Non c’è nessun eroe bianco che salva la situazione. Non c’è nessun protagonista inventato che lancia il primo mattone. Ci sono solo loro: le “degrado” dell’America, le “indesiderabili”, le “innominabili” che quella notte insegnano al mondo cosa significa davvero il coraggio. Sono le persone più vulnerabili che diventano le più coraggiose, perché sanno di non avere nulla da perdere e tutto da guadagnare.

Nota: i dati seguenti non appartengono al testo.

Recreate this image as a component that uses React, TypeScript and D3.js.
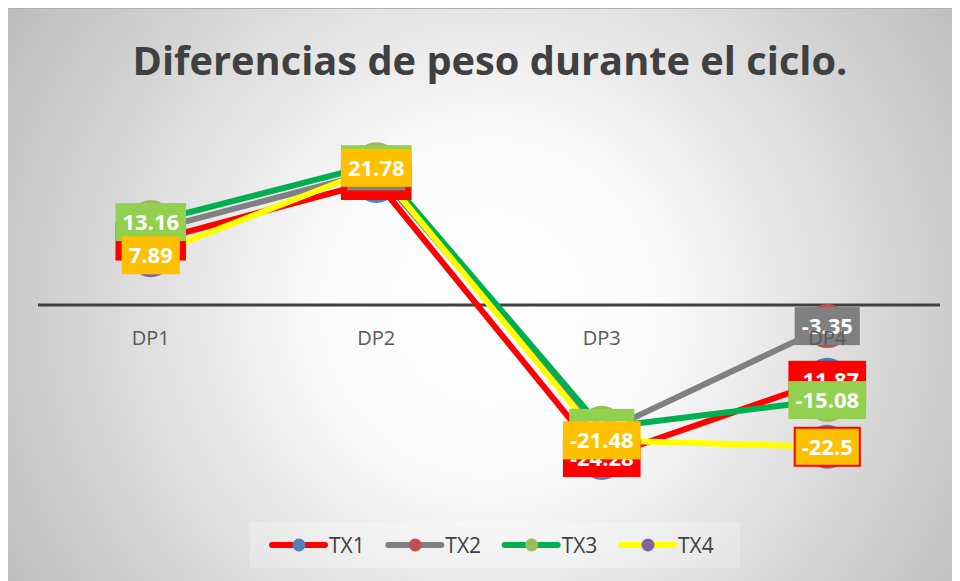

Gli otto poliziotti si barricano dentro il locale chiamando rinforzi, ma fuori la strada appartiene ormai alle persone che l’America ha sempre voluto cancellare. Christopher Street è diventata un teatro dell’assurdo dove sono le drag queen nere e le giovani trans latine a dirigere l’orchestra della rivolta. La gente canta “We Shall Overcome” – l’inno di Martin Luther King – mixato con “Dancing in the Street” che continua a uscire dal Stonewall. È una colonna sonora impossibile: protesta politica e festa da ballo, inno religioso e hit Motown. Ma è la rabbia condivisa delle persone più emarginate a renderla invincibile.
Verso le 2:30 arrivano i rinforzi – caschi, manganelli, gas lacrimogeni – ma trovano una situazione completamente fuori controllo. Christopher Street si è trasformata in un carnevale rivoluzionario: cassonetti rovesciati, macchine della polizia circondate, fuochi accesi con i giornali. E sempre, in sottofondo, la musica che esce dai locali vicini.
Un giornalista del Village Voice che documenta gli eventi scriverà: “La musica non si è mai fermata. Era come se la città stesse ballando la sua rivoluzione.” È un’osservazione profonda: quello che sta accadendo non è solo rivolta politica. È performance collettiva, arte di strada, happening spontaneo. La rabbia si sta trasformando in gioia, la resistenza in celebrazione.
L’alba della liberazione
All’alba, quando la polizia si ritira sconfitta, Christopher Street sembra un palcoscenico dopo uno spettacolo. Cocci di bottiglia che luccicano come coriandoli, cenere di falò che sa di libertà. E qualcuno rimette in funzione il jukebox del locale accanto allo Stonewall.
La prima canzone che parte è “Dancing in the Street” di Martha and the Vandellas: “Calling out around the world, are you ready for a brand new beat?”
Non è una coincidenza. È una promessa.
Note sui protagonisti storici
Sylvia Rivera (1951-2002): Attivista transgender di origine venezuelana e portoricana. Cofondatrice delle Street Transvestite Action Revolutionaries (STAR) insieme a Marsha P. Johnson. Visse per strada dall’età di 11 anni dopo essere stata cacciata di casa.
Marsha P. Johnson (1945-1992): Drag queen e attivista per i diritti LGBTQ+. Il “P” nel suo nome stava per “Pay It No Mind” (“non badarci”). Cofondatrice delle STAR e figura iconica del movimento per i diritti gay.
Stormé DeLarverie (1920-2014): Drag king butch e attivista. Era biracial (di origine mista: madre afroamericana e padre bianco), caratteristica che la poneva in una posizione complessa nell’America segregata degli anni ’60. Spesso identificata come la persona che gridò “Fate qualcosa!” scatenando la rivolta.
Seymour Pine (1919-2010): Deputy Inspector della polizia di New York che guidò la retata. Negli anni successivi espresse rammarico per il suo ruolo negli eventi.
Fat Tony Lauria: Membro della famiglia criminale Genovese che gestiva lo Stonewall Inn. Il locale era uno dei tanti bar gay controllati dalla mafia negli anni ’60.
Biracial: termine che indica una persona di origine etnica mista, con genitori appartenenti a gruppi razziali diversi.